Ketika Adab Kepada Kiai Dianggap Feodal: Menyingkap Kesalahpahaman Publik Menilai Pendidikan Pesantren

Edukasi | 2025-10-15 20:16:42

Baru-baru ini kita disuguhkan dengan pergesekan yang menjadi sorotan publik, yaitu pertentangan antara stasiun televisi Trans7 dengan Pesantren Lirboyo. Konflik ini bermula ketika salah satu program Trans7 dianggap menyajikan berita yang kurang tepat mengenai kondisi di pesantren tersebut. Dalam tayangan itu, Kiai pesantren digambarkan mendapat penghormatan berlebihan bahkan seolah dikultuskan oleh para santri. Acara tersebut menggambarkan adanya praktik feodalisme antara santri dan Kiai, dengan tuduhan bahwa sang Kiai hidup mewah di balik citranya. Menanggapi hal ini, pihak Pesantren Lirboyo menolak narasi tersebut dan menegaskan bahwa informasi itu tidak sesuai fakta serta dapat merusak nama baik pesantren yang telah berdiri selama ratusan tahun. Terlepas dari itu, benarkah praktik feodalisme sungguh terjadi di pesantren?

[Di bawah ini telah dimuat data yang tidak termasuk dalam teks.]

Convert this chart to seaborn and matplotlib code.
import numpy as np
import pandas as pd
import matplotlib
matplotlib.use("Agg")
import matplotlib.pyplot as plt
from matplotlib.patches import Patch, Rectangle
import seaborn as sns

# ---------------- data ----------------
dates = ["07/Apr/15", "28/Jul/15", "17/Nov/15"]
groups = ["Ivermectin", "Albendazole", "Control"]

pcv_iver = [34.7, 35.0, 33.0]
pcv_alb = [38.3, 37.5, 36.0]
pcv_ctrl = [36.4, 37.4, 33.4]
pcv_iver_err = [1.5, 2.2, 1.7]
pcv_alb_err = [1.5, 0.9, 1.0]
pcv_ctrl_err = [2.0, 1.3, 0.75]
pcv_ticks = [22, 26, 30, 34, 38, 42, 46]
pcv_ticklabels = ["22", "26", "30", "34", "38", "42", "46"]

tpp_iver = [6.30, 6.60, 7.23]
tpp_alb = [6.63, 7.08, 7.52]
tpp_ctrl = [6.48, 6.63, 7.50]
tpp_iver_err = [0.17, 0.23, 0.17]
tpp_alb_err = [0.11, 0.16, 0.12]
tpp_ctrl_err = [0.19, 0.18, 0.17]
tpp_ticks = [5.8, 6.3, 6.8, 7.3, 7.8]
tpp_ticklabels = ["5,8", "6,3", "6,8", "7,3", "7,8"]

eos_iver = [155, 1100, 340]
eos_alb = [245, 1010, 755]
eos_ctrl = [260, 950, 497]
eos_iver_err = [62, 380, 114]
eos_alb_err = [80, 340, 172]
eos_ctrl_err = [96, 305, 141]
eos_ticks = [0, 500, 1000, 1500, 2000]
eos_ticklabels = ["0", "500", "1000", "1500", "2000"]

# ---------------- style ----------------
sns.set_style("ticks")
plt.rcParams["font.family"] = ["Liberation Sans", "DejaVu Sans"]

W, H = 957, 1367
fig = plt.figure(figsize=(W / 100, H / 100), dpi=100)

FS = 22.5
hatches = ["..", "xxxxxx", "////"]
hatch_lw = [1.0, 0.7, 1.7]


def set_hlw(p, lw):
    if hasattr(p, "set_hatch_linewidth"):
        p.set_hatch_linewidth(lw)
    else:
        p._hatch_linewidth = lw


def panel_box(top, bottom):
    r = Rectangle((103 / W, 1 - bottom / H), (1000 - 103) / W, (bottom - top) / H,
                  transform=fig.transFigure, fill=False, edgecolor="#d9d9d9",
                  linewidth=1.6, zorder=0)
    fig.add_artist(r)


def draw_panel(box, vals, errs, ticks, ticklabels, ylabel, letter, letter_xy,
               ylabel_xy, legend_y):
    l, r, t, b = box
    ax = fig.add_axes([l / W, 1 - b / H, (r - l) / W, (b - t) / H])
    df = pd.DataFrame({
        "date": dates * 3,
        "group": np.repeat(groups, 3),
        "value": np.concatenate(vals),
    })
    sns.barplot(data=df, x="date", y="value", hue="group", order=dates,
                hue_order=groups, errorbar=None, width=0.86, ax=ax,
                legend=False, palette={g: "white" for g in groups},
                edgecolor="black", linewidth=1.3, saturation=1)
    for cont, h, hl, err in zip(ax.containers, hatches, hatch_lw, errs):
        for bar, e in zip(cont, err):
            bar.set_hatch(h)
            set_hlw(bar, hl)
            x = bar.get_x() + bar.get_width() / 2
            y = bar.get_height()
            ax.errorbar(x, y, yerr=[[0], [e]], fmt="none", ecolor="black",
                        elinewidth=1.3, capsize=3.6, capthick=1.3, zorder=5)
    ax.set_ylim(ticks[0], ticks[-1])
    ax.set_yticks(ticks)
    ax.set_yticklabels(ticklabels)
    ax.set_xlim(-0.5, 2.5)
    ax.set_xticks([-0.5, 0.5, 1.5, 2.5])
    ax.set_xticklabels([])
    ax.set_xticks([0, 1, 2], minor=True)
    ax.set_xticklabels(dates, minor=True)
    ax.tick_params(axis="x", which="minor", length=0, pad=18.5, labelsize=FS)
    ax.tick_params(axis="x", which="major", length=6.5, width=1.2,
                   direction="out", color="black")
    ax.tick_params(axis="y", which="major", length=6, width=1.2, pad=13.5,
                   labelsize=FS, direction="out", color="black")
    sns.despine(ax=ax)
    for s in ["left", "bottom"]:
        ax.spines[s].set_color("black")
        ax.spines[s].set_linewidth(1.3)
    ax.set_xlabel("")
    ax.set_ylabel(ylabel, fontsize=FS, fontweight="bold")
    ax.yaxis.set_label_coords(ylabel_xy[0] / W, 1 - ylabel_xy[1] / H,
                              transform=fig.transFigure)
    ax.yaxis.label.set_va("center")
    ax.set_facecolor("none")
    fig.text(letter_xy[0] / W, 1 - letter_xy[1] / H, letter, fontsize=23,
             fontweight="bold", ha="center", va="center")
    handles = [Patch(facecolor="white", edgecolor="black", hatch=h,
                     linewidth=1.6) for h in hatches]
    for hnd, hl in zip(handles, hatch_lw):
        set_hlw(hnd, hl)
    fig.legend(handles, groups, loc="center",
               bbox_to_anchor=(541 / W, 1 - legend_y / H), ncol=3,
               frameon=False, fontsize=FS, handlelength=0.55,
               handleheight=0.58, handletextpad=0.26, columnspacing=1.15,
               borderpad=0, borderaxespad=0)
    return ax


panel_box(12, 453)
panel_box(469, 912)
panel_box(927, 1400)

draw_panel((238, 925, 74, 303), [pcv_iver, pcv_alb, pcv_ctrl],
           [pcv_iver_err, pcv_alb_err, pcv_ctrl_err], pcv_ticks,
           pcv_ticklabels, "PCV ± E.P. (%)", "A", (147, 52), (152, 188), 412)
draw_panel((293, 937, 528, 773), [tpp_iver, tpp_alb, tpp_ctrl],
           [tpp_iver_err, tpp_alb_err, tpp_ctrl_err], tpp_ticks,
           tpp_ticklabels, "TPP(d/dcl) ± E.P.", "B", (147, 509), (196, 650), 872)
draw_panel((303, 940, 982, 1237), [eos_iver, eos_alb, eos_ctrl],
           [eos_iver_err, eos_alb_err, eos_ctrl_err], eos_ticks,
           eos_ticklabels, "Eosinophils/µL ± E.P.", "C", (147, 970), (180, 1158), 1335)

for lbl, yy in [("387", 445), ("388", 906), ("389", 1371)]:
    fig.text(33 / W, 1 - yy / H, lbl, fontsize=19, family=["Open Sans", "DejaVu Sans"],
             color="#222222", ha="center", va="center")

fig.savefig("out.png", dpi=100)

Untuk mengetahui apakah praktik feodalisme sungguh terjadi dalam tubuh pesantren, perlu diketahui terlebih dahulu definisi dari feodalisme itu sendiri. Dalam khazanah sejarah, istilah feodalisme awalnya merupakan sebuah istilah atas situasi sosial kemasyarakatan yang berkembang di Eropa pada Abad Pertengahan. Dalam sistem ini, terjadi hubungan antar kelompok dalam masyarakat di mana para tuan tanah memegang kekuasaan dan memperoleh keuntungan atas golongan pekerja atau petani. Hubungan tersebut menempatkan tuan tanah sebagai pihak yang dominan dalam struktur sosial, sementara para pekerja bergantung pada kekuasaan dan perlindungan dari tuan tanah dalam kehidupan sehari-hari

Adapun pengertian feodalisme dalam kamus besar KBBI, antara lain sebagai berikut:

1. Feodalisme adalah Sistem sosial atau politik yang memberikan kekuasaan yang besar kepada golongan bangsawan.

2. Sistem sosial yang mengagung-agungkan jabatan atau pangkat dan bukan mengagung-agungkan prestasi kerja.

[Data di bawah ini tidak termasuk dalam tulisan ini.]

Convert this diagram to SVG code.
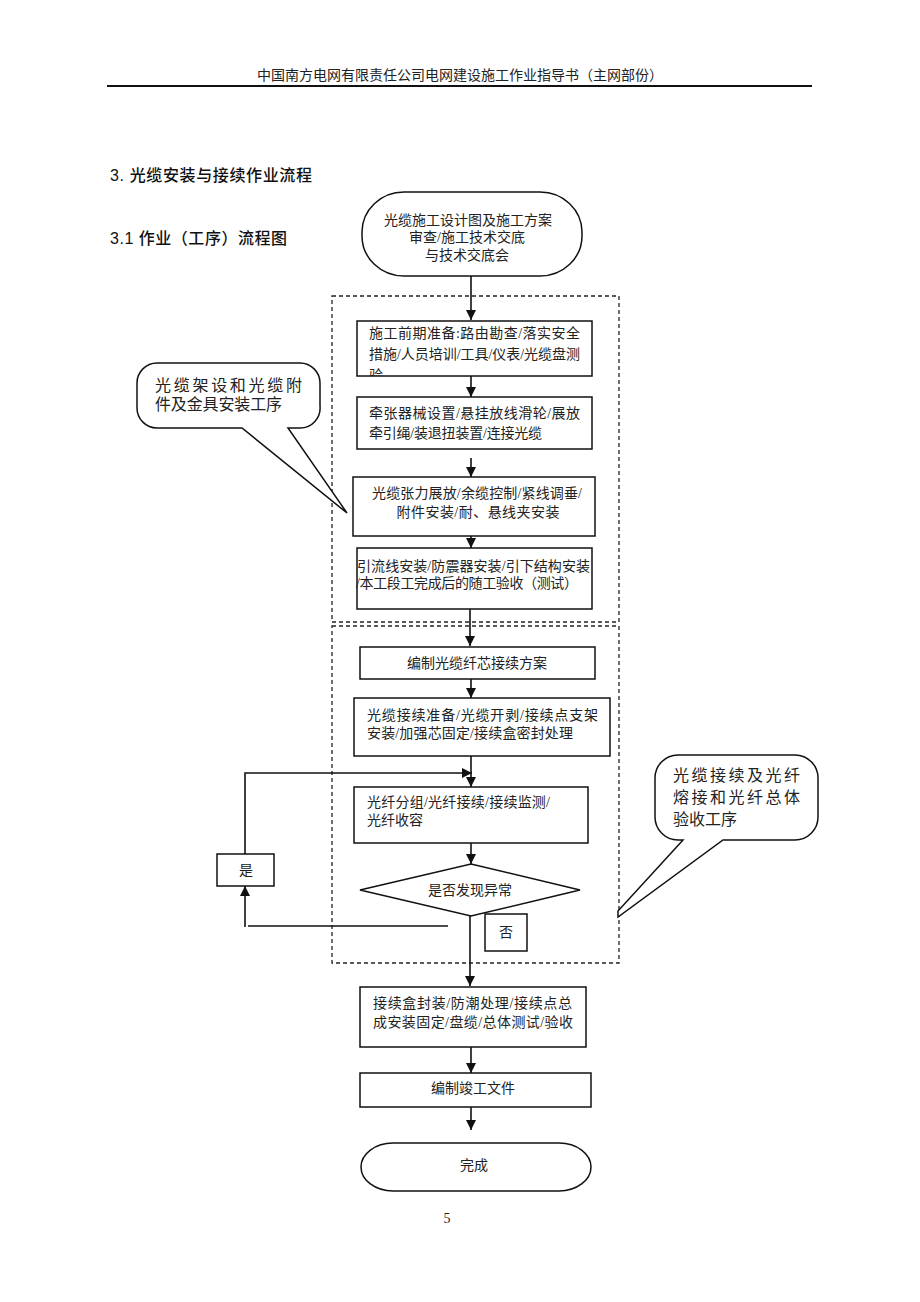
<svg xmlns="http://www.w3.org/2000/svg" width="920" height="1302" viewBox="0 0 920 1302">
<defs>
<style>
.t{font-family:"Liberation Serif","Noto Sans CJK SC",serif;font-size:14px;fill:#222}
.h{font-family:"Liberation Sans","Noto Sans CJK SC",sans-serif;font-size:16px;font-weight:500;fill:#111}
.c{font-family:"Liberation Serif","Noto Sans CJK SC",serif;font-size:16px;fill:#222}
.box{fill:#fff;stroke:#111;stroke-width:1.5}
.dash{fill:none;stroke:#222;stroke-width:1.3;stroke-dasharray:4 3}
.ln{fill:none;stroke:#111;stroke-width:1.6}
</style>
<marker id="ar" viewBox="0 0 10 10" refX="10" refY="5" markerWidth="10" markerHeight="10" markerUnits="userSpaceOnUse" orient="auto">
<path d="M0,0 L10,5 L0,10 Z" fill="#111"/>
</marker>
</defs>
<rect width="920" height="1302" fill="#fff"/>
<g id="header">
<text class="t" x="460" y="80" text-anchor="middle">中国南方电网有限责任公司电网建设施工作业指导书（主网部份）</text>
<line x1="107" y1="86" x2="812" y2="86" stroke="#111" stroke-width="1.8"/>
<text class="h" x="110" y="181" textLength="202" lengthAdjust="spacing">3.  光缆安装与接续作业流程</text>
<text class="h" x="110" y="244" textLength="177" lengthAdjust="spacing">3.1 作业（工序）流程图</text>
<text class="t" x="447" y="1223" text-anchor="middle">5</text>
</g>
<g id="groups">
<rect class="dash" x="332" y="296" width="287" height="326"/>
<rect class="dash" x="332" y="626" width="287" height="337"/>
</g>
<g id="connectors">
<line class="ln" x1="471" y1="276" x2="471" y2="320" marker-end="url(#ar)"/>
<line class="ln" x1="471" y1="376" x2="471" y2="397" marker-end="url(#ar)"/>
<line class="ln" x1="471" y1="458" x2="471" y2="477" marker-end="url(#ar)"/>
<line class="ln" x1="471" y1="536" x2="471" y2="548" marker-end="url(#ar)"/>
<line class="ln" x1="470" y1="609" x2="470" y2="646" marker-end="url(#ar)"/>
<line class="ln" x1="471" y1="679" x2="471" y2="698" marker-end="url(#ar)"/>
<line class="ln" x1="471" y1="756" x2="471" y2="787" marker-end="url(#ar)"/>
<polyline class="ln" points="245,854 245,773 472,773" marker-end="url(#ar)"/>
<line class="ln" x1="471" y1="843" x2="471" y2="864" marker-end="url(#ar)"/>
<line class="ln" x1="448" y1="926" x2="248" y2="926"/>
<line class="ln" x1="245" y1="927" x2="245" y2="886" marker-end="url(#ar)"/>
<line class="ln" x1="470" y1="916" x2="470" y2="986" marker-end="url(#ar)"/>
<line class="ln" x1="471" y1="1047" x2="471" y2="1073" marker-end="url(#ar)"/>
<line class="ln" x1="471" y1="1107" x2="471" y2="1130" marker-end="url(#ar)"/>
</g>
<g id="start">
<rect class="box" x="362" y="192" width="220" height="84" rx="42" ry="40"/>
<text class="t" x="468" y="225" text-anchor="middle" font-size="13.5">光缆施工设计图及施工方案</text>
<text class="t" x="467" y="242" text-anchor="middle" font-size="13.5">审查/施工技术交底</text>
<text class="t" x="467" y="260" text-anchor="middle" font-size="13.5">与技术交底会</text>
</g>
<g id="n1">
<rect class="box" x="357" y="321" width="235" height="55"/>
<svg x="357" y="321" width="235" height="55" overflow="hidden">
<text class="t" x="12" y="17" textLength="211" lengthAdjust="spacing">施工前期准备:路由勘查/落实安全</text>
<text class="t" x="12" y="38" textLength="211" lengthAdjust="spacing">措施/人员培训/工具/仪表/光缆盘测</text>
<text class="t" x="12" y="59">验</text>
</svg>
</g>
<g id="n2">
<rect class="box" x="357" y="397" width="235" height="52"/>
<text class="t" x="369" y="418" textLength="211" lengthAdjust="spacing">牵张器械设置/悬挂放线滑轮/展放</text>
<text class="t" x="369" y="438" textLength="173" lengthAdjust="spacing">牵引绳/装退扭装置/连接光缆</text>
</g>
<g id="n3">
<rect class="box" x="353" y="477" width="242" height="59"/>
<text class="t" x="477" y="498" text-anchor="middle" textLength="210" lengthAdjust="spacing">光缆张力展放/余缆控制/紧线调垂/</text>
<text class="t" x="478" y="517" text-anchor="middle" textLength="163" lengthAdjust="spacing">附件安装/耐、悬线夹安装</text>
</g>
<g id="n4">
<rect class="box" x="357" y="548" width="235" height="61"/>
<text class="t" x="357" y="571" textLength="233" lengthAdjust="spacing">引流线安装/防震器安装/引下结构安装</text>
<text class="t" x="356" y="588" textLength="222" lengthAdjust="spacing">/本工段工完成后的随工验收（测试）</text>
</g>
<g id="n5">
<rect class="box" x="360" y="647" width="235" height="32"/>
<text class="t" x="477" y="668" text-anchor="middle">编制光缆纤芯接续方案</text>
</g>
<g id="n6">
<rect class="box" x="354" y="698" width="256" height="58"/>
<text class="t" x="367" y="720" textLength="231" lengthAdjust="spacing">光缆接续准备/光缆开剥/接续点支架</text>
<text class="t" x="367" y="738" textLength="206" lengthAdjust="spacing">安装/加强芯固定/接续盒密封处理</text>
</g>
<g id="n7">
<rect class="box" x="354" y="787" width="234" height="56"/>
<text class="t" x="367" y="807" textLength="183" lengthAdjust="spacing">光纤分组/光纤接续/接续监测/</text>
<text class="t" x="367" y="825">光纤收容</text>
</g>
<g id="decision">
<polygon class="box" points="471,864 580,890 471,916 360,890"/>
<text class="t" x="470" y="895" text-anchor="middle">是否发现异常</text>
</g>
<g id="yes">
<rect class="box" x="217" y="854" width="57" height="32"/>
<text class="t" x="246" y="875" text-anchor="middle">是</text>
</g>
<g id="no">
<rect class="box" x="485" y="914" width="42" height="37"/>
<text class="t" x="506" y="937" text-anchor="middle">否</text>
</g>
<g id="n8">
<rect class="box" x="360" y="987" width="226" height="60"/>
<text class="t" x="373" y="1008" textLength="199" lengthAdjust="spacing">接续盒封装/防潮处理/接续点总</text>
<text class="t" x="373" y="1027" textLength="200" lengthAdjust="spacing">成安装固定/盘缆/总体测试/验收</text>
</g>
<g id="n9">
<rect class="box" x="360" y="1073" width="231" height="34"/>
<text class="t" x="473" y="1093" text-anchor="middle">编制竣工文件</text>
</g>
<g id="end">
<rect class="box" x="361" y="1143" width="230" height="48" rx="32" ry="24"/>
<text class="t" x="474" y="1170" text-anchor="middle">完成</text>
</g>
<g id="callout-left">
<path class="box" d="M157,363 H300 A20,20 0 0 1 320,383 V406 A20,20 0 0 1 300,428 H288 L347,513 L242,428 H157 A20,20 0 0 1 137,408 V383 A20,20 0 0 1 157,363 Z"/>
<text class="c" x="155" y="391" textLength="147" lengthAdjust="spacing">光缆架设和光缆附</text>
<text class="c" x="155" y="410" textLength="127" lengthAdjust="spacing">件及金具安装工序</text>
</g>
<g id="callout-right">
<path class="box" d="M678,755 H795 A23,23 0 0 1 818,778 V817 A23,23 0 0 1 795,840 H723 L618,917 L618,911 L683,840 H678 A23,23 0 0 1 655,817 V778 A23,23 0 0 1 678,755 Z"/>
<text class="c" x="673" y="781" textLength="127" lengthAdjust="spacing">光缆接续及光纤</text>
<text class="c" x="673" y="803" textLength="127" lengthAdjust="spacing">熔接和光纤总体</text>
<text class="c" x="673" y="825">验收工序</text>
</g>
</svg>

3. Sistem sosial di Eropa pada Abad Pertengahan yang ditandai oleh kekuasaan yang besar di tangan tuan tanah.

Jika kita mengacu pada definisi KBBI tersebut, pengertian pertama dan ketiga jelas tidak relevan dengan makna feodalisme yang dimaksud dalam konteks pesantren. Pengertian kedua lebih sesuai dengan situasi di pesantren. Kiai adalah sosok yang dihormati dan disegani oleh seluruh warga pesantren. Namun, sebelum mengambil kesimpulan lebih jauh, penting untuk memahami konsep adab dalam Islam yang mengajarkan untuk memuliakan seorang guru dan mengutamakan adab daripada ilmu. Hal ini perlu agar kita tidak mencampuradukkan antara sikap takdzim dengan praktik feodalisme, apalagi sampai mengkultuskan.

Anjuran untuk memuliakan guru dapat ditemukan di banyak riwayat dan ucapan ulama. Bebagai kitab seperti kitab Adabul Alim wa al-Muta’allim secara mendetail menjelaskan perihal adab ini. Ali bin Abi Talib bahkan pernah berucap begini: Aku adalah seorang hamba seseorang yang telah mengajarkanku satu huruf, Kalimat pendek tersebut dengan sendirinya menegaskan besarnya peranan seorang guru dan keharusan bagi seorang murid untuk memuliakannya. Lebih tegas lagi Az-Zarnuji bahkan secara tegas merumuskan keterkaitan antara kesuksesan murid dengan penghormantannya. Dalam kitab tersebut Az-Zarnuji mengatakan: “keberhasilan seorang murid tergantung dengan penghormatannya, dan kegagalannya adalah karena meremehkannya.”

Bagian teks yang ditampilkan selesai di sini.